Friday, October 28, 2016

WES Synthetic File

Question

“A researcher is interested to know the process of generating WES synthetic files, especially for workplace surveys. Is there a document somewhere outlining that? She is trying to find out if the synthetic data have any resemblance with the master data, especially for descriptive analysis?”

Answer

Synthetic files contain dummy data and have the same record layout as the master files to enable researchers with remote access privileges to write and test their programs before sending them to Statistics Canada to be run against the actual master files.

“It is the researcher’s responsibility to ensure that their analysis programs run properly. To this end Statistics Canada provides them with synthetic files that they can use for development and testing of their programs. The synthetic files have the same format as the Master microdata files, but contain some artificial data and fewer records. The primary objective in the creation of the synthetic files is that the artificial data be consistent with the codeset and skip patterns in the questionnaire. This is important since realistic data are needed to test analysis programs properly.
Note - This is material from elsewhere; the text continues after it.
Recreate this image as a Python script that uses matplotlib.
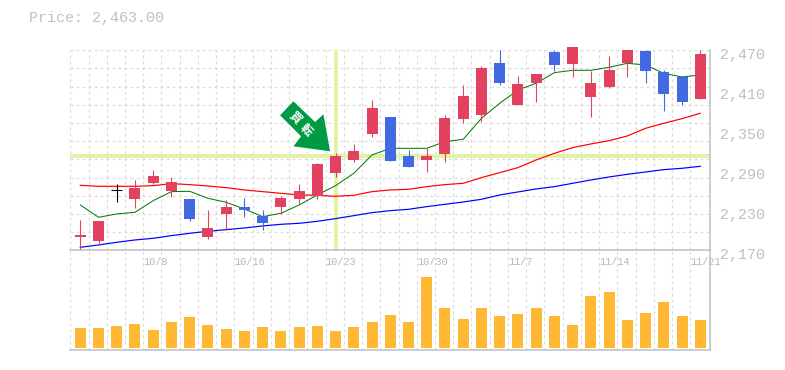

A secondary objective is to preserve, at least approximately, the marginal distributions of variables and the relationships between closely related variables from the Master microdata files.”

When creating a synthetic file to test programs it is necessary to have a minimum semblance of "realism". For example, one cannot test a program with a 10-variable regression model when there are only 9 observations in the dataset; another program may fail because the SDF has no observations with a given studied characteristic. But again, the data in the file is not real.